A number of cultural and artifacts of Armenian culture can still be found within Poland's present-day borders, particularly in the vicinity of Zamość and Rzeszów. Additionally, a number of Khachkars have been erected in front of several churches in Wrocław, Kraków, and Elbląg as memorials to commemorate victims of the Armenian genocide. It is unknown whether the Polish-Armenians were specific targets of Nazi Germany during World War II, though the Armenians were not scapegoated by the Nazis unlike Jews, Romani people and other minorities during the Nazi occupation of Poland.

Armenians today 

Most Armenians living in Poland today origins are from the post-Soviet emigration rather than the older Armenian community. After the Soviet Union's collapse, thousands of Armenians came to Poland to look for the opportunity to better their life. It is estimated that between 40,000 and 80,000 Armenians came to Poland in the 1990s, (many of them returned to Armenia or went further West, but up to 10,000 stayed in Poland), with only about 3,000–8,000 from the so-called 'old emigration'.
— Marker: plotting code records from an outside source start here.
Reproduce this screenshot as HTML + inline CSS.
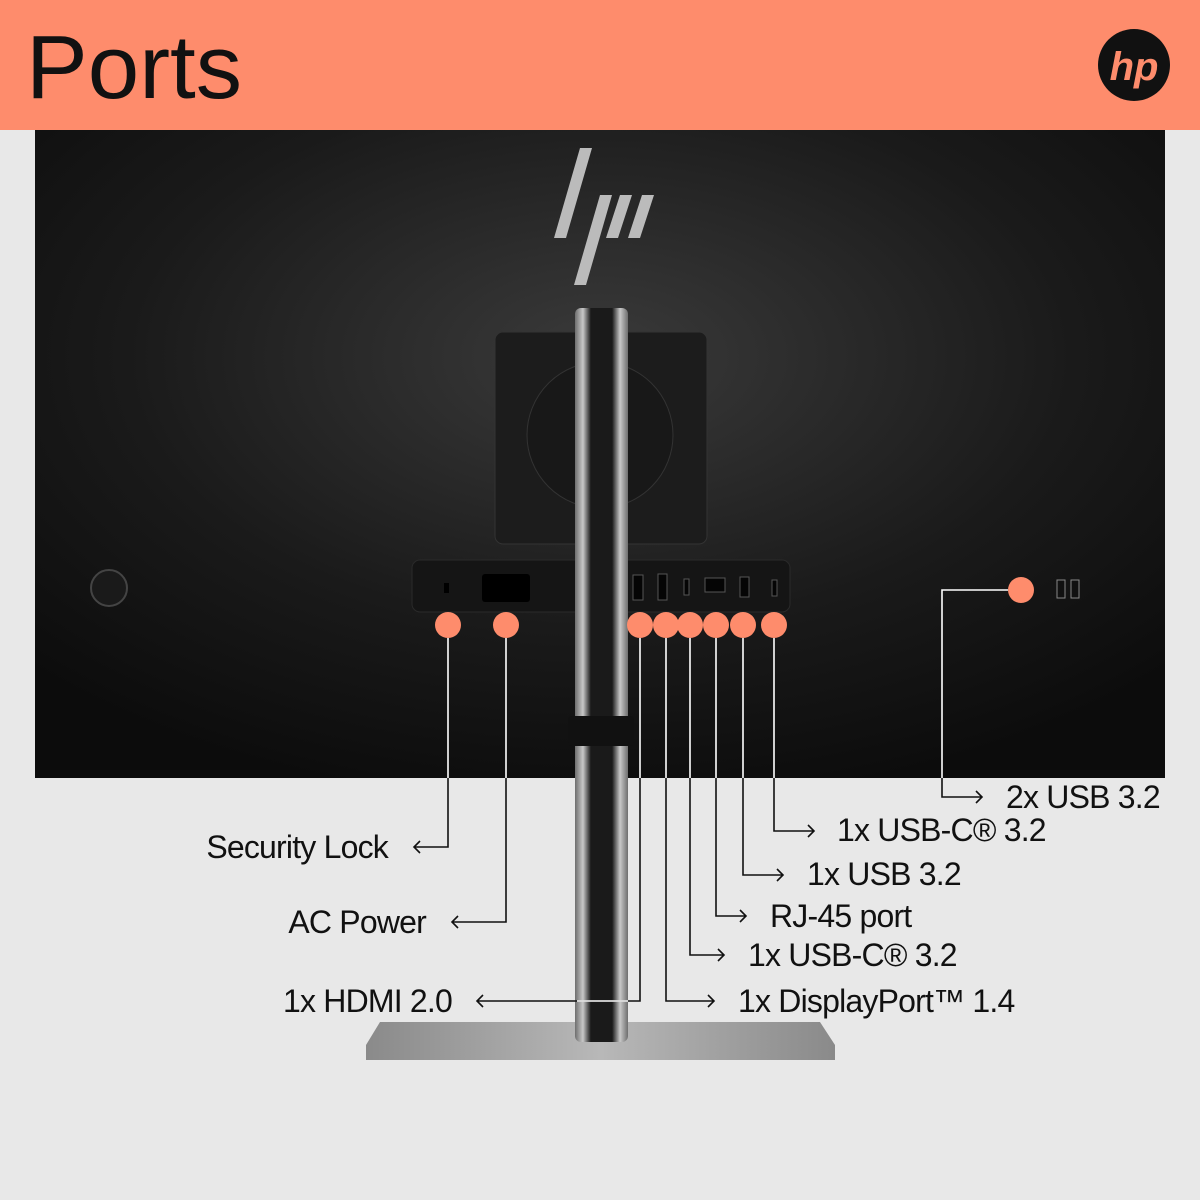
<!DOCTYPE html>
<html><head><style>body{margin:0}svg{display:block}</style></head><body>
<svg width="1200" height="1200" viewBox="0 0 1200 1200" xmlns="http://www.w3.org/2000/svg" font-family="Liberation Sans, sans-serif">
<defs>
<radialGradient id="mon" cx="0.5" cy="0.35" r="0.7">
<stop offset="0" stop-color="#3a3a3a"/><stop offset="0.6" stop-color="#1a1a1a"/><stop offset="1" stop-color="#0c0c0c"/></radialGradient>
<linearGradient id="col" x1="0" x2="1"><stop offset="0" stop-color="#6e6e6e"/><stop offset="0.15" stop-color="#c8c8c8"/><stop offset="0.3" stop-color="#1a1a1a"/><stop offset="0.7" stop-color="#1a1a1a"/><stop offset="0.85" stop-color="#c8c8c8"/><stop offset="1" stop-color="#6e6e6e"/></linearGradient>
<linearGradient id="base" x1="0" x2="1"><stop offset="0" stop-color="#8a8a8a"/><stop offset="0.5" stop-color="#b8b8b8"/><stop offset="1" stop-color="#8a8a8a"/></linearGradient>
<clipPath id="in"><rect x="35" y="130" width="1130" height="648"/></clipPath>
<clipPath id="out"><path d="M0 778H1200V1200H0Z"/></clipPath>
</defs>
<rect width="1200" height="1200" fill="#e8e8e8"/>
<rect width="1200" height="130" fill="#fe8c6c"/>
<text x="26" y="98" font-size="90" fill="#111" textLength="216" lengthAdjust="spacingAndGlyphs">Ports</text>
<circle cx="1134" cy="65" r="36" fill="#111"/>
<text x="1134" y="80" font-size="40" font-style="italic" font-weight="bold" fill="#fe8c6c" text-anchor="middle">hp</text>
<rect x="35" y="130" width="1130" height="648" fill="url(#mon)"/>
<g fill="#bbb"><polygon points="580,148 592,148 566,238 554,238"/><polygon points="600,195 612,195 586,285 574,285"/><polygon points="620,195 632,195 618,238 606,238"/><polygon points="642,195 654,195 640,238 628,238"/></g>
<rect x="495" y="332" width="212" height="212" rx="8" fill="#1c1c1c" stroke="#333"/>
<circle cx="600" cy="435" r="73" fill="#181818" stroke="#333"/>
<circle cx="109" cy="588" r="18" fill="#1a1a1a" stroke="#444" stroke-width="2"/>
<rect x="412" y="560" width="378" height="52" rx="8" fill="#151515" stroke="#2a2a2a"/>
<rect x="482" y="574" width="48" height="28" rx="3" fill="#000"/>
<rect x="444" y="583" width="5" height="10" fill="#000"/>
<g fill="#050505" stroke="#555" stroke-width="1"><rect x="633" y="575" width="10" height="25"/><rect x="658" y="574" width="9" height="26"/><rect x="684" y="579" width="5" height="16"/><rect x="705" y="578" width="20" height="14"/><rect x="740" y="577" width="9" height="20"/><rect x="772" y="580" width="5" height="16"/></g>
<polygon points="380,1022 820,1022 835,1045 835,1060 366,1060 366,1045" fill="url(#base)"/>
<rect x="575" y="308" width="53" height="734" rx="6" fill="url(#col)"/>
<rect x="568" y="716" width="66" height="30" rx="4" fill="#111"/>
<g fill="#fe8c6c"><circle cx="448" cy="625" r="13"/><circle cx="506" cy="625" r="13"/><circle cx="640" cy="625" r="13"/><circle cx="666" cy="625" r="13"/><circle cx="690" cy="625" r="13"/><circle cx="716" cy="625" r="13"/><circle cx="743" cy="625" r="13"/><circle cx="774" cy="625" r="13"/><circle cx="1021" cy="590" r="13"/></g>
<g id="L" fill="none" stroke-width="1.6">
<path d="M448 638V847H414M420 841L414 847L420 853"/>
<path d="M506 638V922H452M458 916L452 922L458 928"/>
<path d="M640 638V1001H477M483 995L477 1001L483 1007"/>
<path d="M666 638V1001H714M708 995L714 1001L708 1007"/>
<path d="M690 638V955H724M718 949L724 955L718 961"/>
<path d="M716 638V916H746M740 910L746 916L740 922"/>
<path d="M743 638V875H783M777 869L783 875L777 881"/>
<path d="M774 638V831H814M808 825L814 831L808 837"/>
<path d="M1008 590H942V797H982M976 791L982 797L976 803"/>
</g>
<use href="#L" stroke="#fff" clip-path="url(#in)"/>
<use href="#L" stroke="#111" clip-path="url(#out)"/>
<path d="M577 1001H628" stroke="#fff" stroke-width="1.6"/>
<g font-size="32" fill="#111" letter-spacing="-0.8">
<text x="388" y="858" text-anchor="end">Security Lock</text>
<text x="426" y="933" text-anchor="end">AC Power</text>
<text x="452" y="1012" text-anchor="end">1x HDMI 2.0</text>
<text x="738" y="1012">1x DisplayPort™ 1.4</text>
<text x="748" y="966">1x USB-C® 3.2</text>
<text x="770" y="927">RJ-45 port</text>
<text x="807" y="885">1x USB 3.2</text>
<text x="837" y="841">1x USB-C® 3.2</text>
<text x="1006" y="808">2x USB 3.2</text>
</g>
<g fill="#111" stroke="#888"><rect x="1057" y="580" width="8" height="18"/><rect x="1071" y="580" width="8" height="18"/></g>
</svg>
</body></html>
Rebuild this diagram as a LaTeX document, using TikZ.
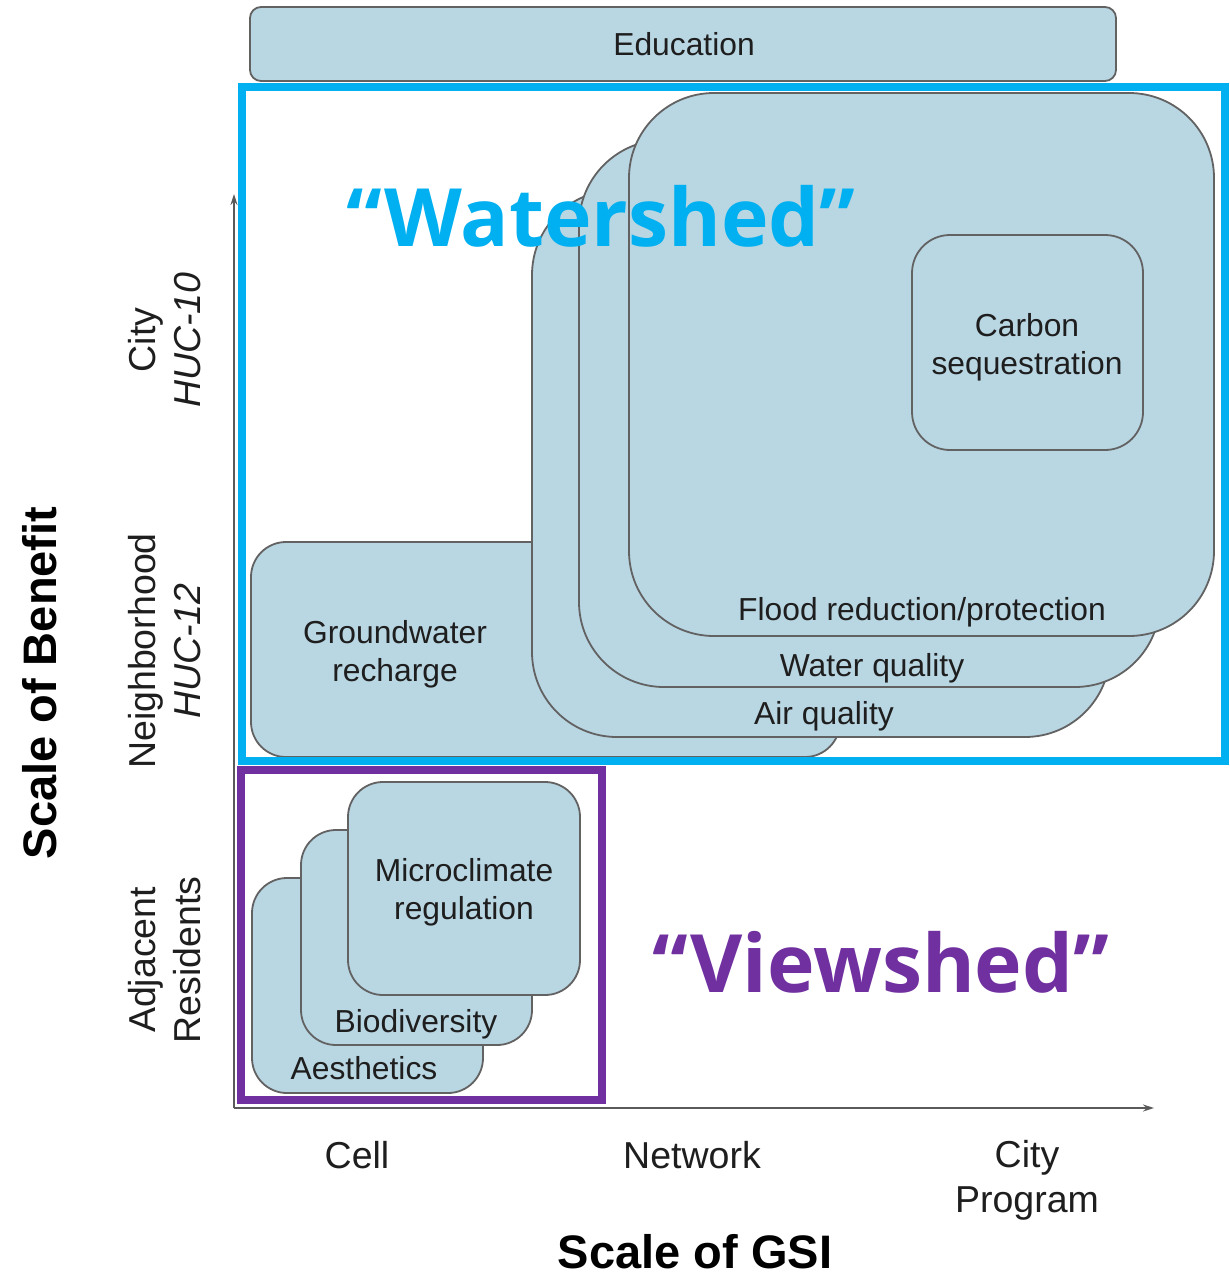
\documentclass[tikz,border=0pt]{standalone}
\usepackage{fontspec}
\setmainfont{Liberation Sans}
\newfontfamily\shedfont[Ligatures=TeX]{Open Sans}
\usetikzlibrary{arrows.meta}
\definecolor{boxfill}{HTML}{B9D6E3}
\definecolor{boxline}{HTML}{626262}
\definecolor{wscyan}{HTML}{00B0F0}
\definecolor{vspurple}{HTML}{7030A0}
\definecolor{axisgray}{HTML}{5A5A5A}
\definecolor{txt}{HTML}{1E1E1E}
\begin{document}
\begin{tikzpicture}[x=1pt,y=-1pt,
  box/.style={draw=boxline, line width=1.8pt, fill=boxfill, inner sep=0pt, outer sep=0pt, rectangle},
  bigbox/.style={box, rounded corners=85pt},
  smallbox/.style={box, rounded corners=35pt},
  boxtext/.style={text=txt, font=\fontsize{31.8}{38}\selectfont, align=center, inner sep=0pt},
  ticktext/.style={text=txt, font=\fontsize{37.5}{45}\selectfont, align=center, inner sep=0pt},
  axistitle/.style={text=black, font=\fontsize{47}{56}\selectfont\bfseries, inner sep=0pt},
  shedtext/.style={font=\shedfont\bfseries\fontsize{80.5}{96}\selectfont, inner sep=0pt},
  axisline/.style={draw=axisgray, line width=1.6pt, -{Stealth[length=11pt,width=7pt]}},
  frame/.style={line width=7.5pt}]
\useasboundingbox (0,0) rectangle (1229,1276);
\fill[white] (0,0) rectangle (1229,1276);

% axes
\coordinate (origin) at (234,1108);
\coordinate (ytip) at (234,194);
\coordinate (xtip) at (1154,1108);
\draw[axisline] (origin) -- (ytip);
\draw[axisline] (origin) -- (xtip);

% Education
\node[box, rounded corners=11pt, minimum width=866pt, minimum height=74pt] (edu) at (683,44) {};
\node[boxtext, anchor=base] (edut) at (684,56) {Education};

% watershed boxes
\node[box, rounded corners=35pt, minimum width=589pt, minimum height=215pt] (gw) at (545.5,649.5) {};
\node[bigbox, minimum width=578pt, minimum height=547pt] (air) at (821,463.5) {};
\node[bigbox, minimum width=581pt, minimum height=547pt] (water) at (869.5,413.5) {};
\node[bigbox, minimum width=585pt, minimum height=543pt] (flood) at (921.5,364.5) {};
\node[box, rounded corners=38pt, minimum width=231pt, minimum height=215pt] (carbon) at (1027.5,342.5) {};

\node[boxtext] (gwt) at (395,654) {Groundwater\\recharge};
\node[boxtext, anchor=base] (airt) at (824,724) {Air quality};
\node[boxtext, anchor=base] (watert) at (872,676) {Water quality};
\node[boxtext, anchor=base] (floodt) at (922,620) {Flood reduction/protection};
\node[boxtext] (carbont) at (1027,347) {Carbon\\sequestration};

% viewshed boxes
\node[smallbox, minimum width=231pt, minimum height=215pt] (aes) at (367.5,985.5) {};
\node[smallbox, minimum width=231pt, minimum height=215pt] (bio) at (416.5,937.5) {};
\node[smallbox, minimum width=232pt, minimum height=213pt] (micro) at (464,888.5) {};
\node[boxtext, anchor=base] (aest) at (364,1079) {Aesthetics};
\node[boxtext, anchor=base] (biot) at (416,1032) {Biodiversity};
\node[boxtext] (microt) at (464,892) {Microclimate\\regulation};

% frames
\node[draw=wscyan, frame, inner sep=0pt, minimum width=983pt, minimum height=674pt] (wsframe) at (733.5,424) {};
\node[draw=vspurple, frame, inner sep=0pt, minimum width=361pt, minimum height=330pt] (vsframe) at (421.5,935) {};

\node[shedtext, text=wscyan, anchor=base] (wstext) at (601,246) {“Watershed”};
\node[shedtext, text=vspurple, anchor=base] (vstext) at (881,992) {“Viewshed”};

% axis labels
\node[ticktext, anchor=base] (cell) at (357,1168) {Cell};
\node[ticktext, anchor=base] (net) at (692,1168) {Network};
\node[ticktext] (cityp) at (1027,1180) {City\\Program};
\node[axistitle, anchor=base] (gsi) at (695,1268) {Scale of GSI};

\node[ticktext, rotate=90] (cityl) at (165,340) {City\\\textit{HUC-10}};
\node[ticktext, rotate=90] (neigh) at (165,651) {Neighborhood\\\textit{HUC-12}};
\node[ticktext, rotate=90] (adj) at (165,960) {Adjacent\\Residents};
\node[axistitle, rotate=90] (benefit) at (40,683) {Scale of Benefit};
\end{tikzpicture}
\end{document}
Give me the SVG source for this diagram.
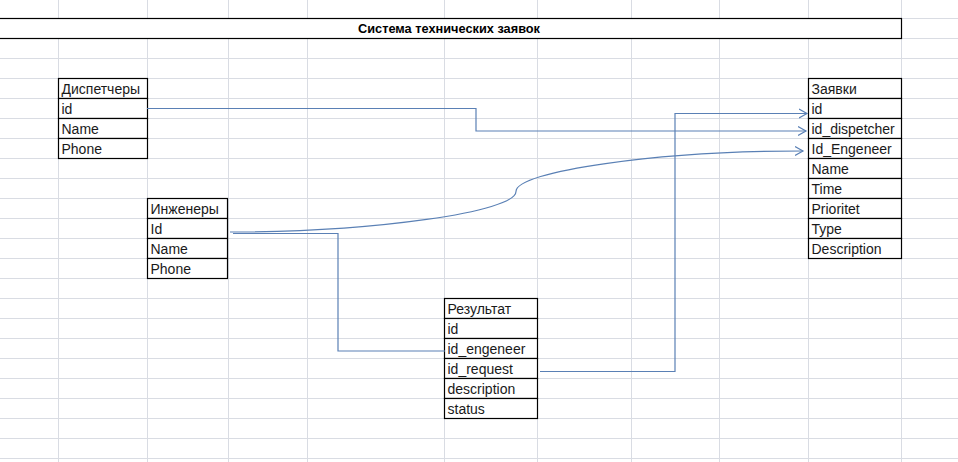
<svg xmlns="http://www.w3.org/2000/svg" width="958" height="462" viewBox="0 0 958 462">
<style>
.grid line{stroke:#d9dce3;stroke-width:1}
.cell{fill:#ffffff;stroke:#000000;stroke-width:1.2}
.t{font-family:"Liberation Sans",Arial,sans-serif;font-size:14px;fill:#1a1a1a}
.title{font-family:"Liberation Sans",Arial,sans-serif;font-size:13px;font-weight:bold;fill:#000000}
.conn path{fill:none;stroke:#5a80b5;stroke-width:1.2}
</style>
<defs>
<marker id="arr" markerUnits="userSpaceOnUse" markerWidth="12" markerHeight="12" refX="8" refY="5" orient="auto" viewBox="0 0 12 10">
<path d="M0,0.5 L8,5 L0,9.5" fill="none" stroke="#5a80b5" stroke-width="1.2"/>
</marker>
</defs>
<rect x="0" y="0" width="958" height="462" fill="#ffffff"/>
<g class="grid">
<line x1="0" y1="18.5" x2="958" y2="18.5"/><line x1="0" y1="38.5" x2="958" y2="38.5"/>
<line x1="0" y1="58.5" x2="958" y2="58.5"/><line x1="0" y1="78.5" x2="958" y2="78.5"/>
<line x1="0" y1="98.5" x2="958" y2="98.5"/><line x1="0" y1="118.5" x2="958" y2="118.5"/>
<line x1="0" y1="138.5" x2="958" y2="138.5"/><line x1="0" y1="158.5" x2="958" y2="158.5"/>
<line x1="0" y1="178.5" x2="958" y2="178.5"/><line x1="0" y1="198.5" x2="958" y2="198.5"/>
<line x1="0" y1="218.5" x2="958" y2="218.5"/><line x1="0" y1="238.5" x2="958" y2="238.5"/>
<line x1="0" y1="258.5" x2="958" y2="258.5"/><line x1="0" y1="278.5" x2="958" y2="278.5"/>
<line x1="0" y1="298.5" x2="958" y2="298.5"/><line x1="0" y1="318.5" x2="958" y2="318.5"/>
<line x1="0" y1="338.5" x2="958" y2="338.5"/><line x1="0" y1="358.5" x2="958" y2="358.5"/>
<line x1="0" y1="378.5" x2="958" y2="378.5"/><line x1="0" y1="398.5" x2="958" y2="398.5"/>
<line x1="0" y1="418.5" x2="958" y2="418.5"/><line x1="0" y1="438.5" x2="958" y2="438.5"/>
<line x1="0" y1="458.5" x2="958" y2="458.5"/>
<line x1="58.5" y1="0" x2="58.5" y2="462"/><line x1="147.5" y1="0" x2="147.5" y2="462"/>
<line x1="228.5" y1="0" x2="228.5" y2="462"/><line x1="307.5" y1="0" x2="307.5" y2="462"/>
<line x1="444.5" y1="0" x2="444.5" y2="462"/><line x1="537.5" y1="0" x2="537.5" y2="462"/>
<line x1="631.5" y1="0" x2="631.5" y2="462"/><line x1="719.5" y1="0" x2="719.5" y2="462"/>
<line x1="808.5" y1="0" x2="808.5" y2="462"/><line x1="901.5" y1="0" x2="901.5" y2="462"/>
</g>
<g id="title">
<rect x="-2" y="18.5" width="903.5" height="20" class="cell"/>
<text x="449" y="33" class="title" text-anchor="middle" textLength="182" lengthAdjust="spacingAndGlyphs">Система технических заявок</text>
</g>
<g id="dispatchers">
<rect x="58.5" y="78.5" width="89" height="20" class="cell"/>
<rect x="58.5" y="98.5" width="89" height="20" class="cell"/>
<rect x="58.5" y="118.5" width="89" height="20" class="cell"/>
<rect x="58.5" y="138.5" width="89" height="20" class="cell"/>
<text x="61.5" y="94" class="t">Диспетчеры</text>
<text x="61.5" y="114" class="t">id</text>
<text x="61.5" y="134" class="t">Name</text>
<text x="61.5" y="154" class="t">Phone</text>
</g>
<g id="engineers">
<rect x="147.5" y="198.5" width="80" height="20" class="cell"/>
<rect x="147.5" y="218.5" width="80" height="20" class="cell"/>
<rect x="147.5" y="238.5" width="80" height="20" class="cell"/>
<rect x="147.5" y="258.5" width="80" height="20" class="cell"/>
<text x="150.5" y="214" class="t">Инженеры</text>
<text x="150.5" y="234" class="t">Id</text>
<text x="150.5" y="254" class="t">Name</text>
<text x="150.5" y="274" class="t">Phone</text>
</g>
<g id="results">
<rect x="444.5" y="298.5" width="93" height="20" class="cell"/>
<rect x="444.5" y="318.5" width="93" height="20" class="cell"/>
<rect x="444.5" y="338.5" width="93" height="20" class="cell"/>
<rect x="444.5" y="358.5" width="93" height="20" class="cell"/>
<rect x="444.5" y="378.5" width="93" height="20" class="cell"/>
<rect x="444.5" y="398.5" width="93" height="20" class="cell"/>
<text x="447.5" y="314" class="t">Результат</text>
<text x="447.5" y="334" class="t">id</text>
<text x="447.5" y="354" class="t">id_engeneer</text>
<text x="447.5" y="374" class="t">id_request</text>
<text x="447.5" y="394" class="t">description</text>
<text x="447.5" y="414" class="t">status</text>
</g>
<g id="requests">
<rect x="808.5" y="78.5" width="93" height="20" class="cell"/>
<rect x="808.5" y="98.5" width="93" height="20" class="cell"/>
<rect x="808.5" y="118.5" width="93" height="20" class="cell"/>
<rect x="808.5" y="138.5" width="93" height="20" class="cell"/>
<rect x="808.5" y="158.5" width="93" height="20" class="cell"/>
<rect x="808.5" y="178.5" width="93" height="20" class="cell"/>
<rect x="808.5" y="198.5" width="93" height="20" class="cell"/>
<rect x="808.5" y="218.5" width="93" height="20" class="cell"/>
<rect x="808.5" y="238.5" width="93" height="20" class="cell"/>
<text x="811.5" y="94" class="t">Заявки</text>
<text x="811.5" y="114" class="t">id</text>
<text x="811.5" y="134" class="t">id_dispetcher</text>
<text x="811.5" y="154" class="t">Id_Engeneer</text>
<text x="811.5" y="174" class="t">Name</text>
<text x="811.5" y="194" class="t">Time</text>
<text x="811.5" y="214" class="t">Prioritet</text>
<text x="811.5" y="234" class="t">Type</text>
<text x="811.5" y="254" class="t">Description</text>
</g>
<g class="conn">
<path d="M147,108.5 H476 V131 H806" marker-end="url(#arr)"/>
<path d="M540,371.5 H675 V113.5 H807" marker-end="url(#arr)"/>
<path d="M230,232 C373,232 516,212 516,191.5 C516,171 659,151 803,151" marker-end="url(#arr)"/>
<path d="M233,233.5 H338 V351 H445"/>
</g>
</svg>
The Foundation of Culture and Heritage of Polish Armenians was established by the Ordinary of the Armenian-Catholic rite in Poland, Cardinal Józef Glemp, the Primate of Poland, on April 7, 2006 to care for the books, paintings, religious remnants which were saved from perishing when carried away from Armenian churches situated in the Eastern former parts of Poland captured by the Soviets during World War II.

The Armenian Rite Catholic Church which had been historically centered in Galicia as well as in the pre-1939 Polish borderlands in the east, now has three parishes; one in Gdańsk, one in Warsaw and the other in Gliwice.

There are also now schools in Poland that have recently opened or added on courses that teach Armenian language and culture either on a regular or supplementary basis in Warsaw and Kraków.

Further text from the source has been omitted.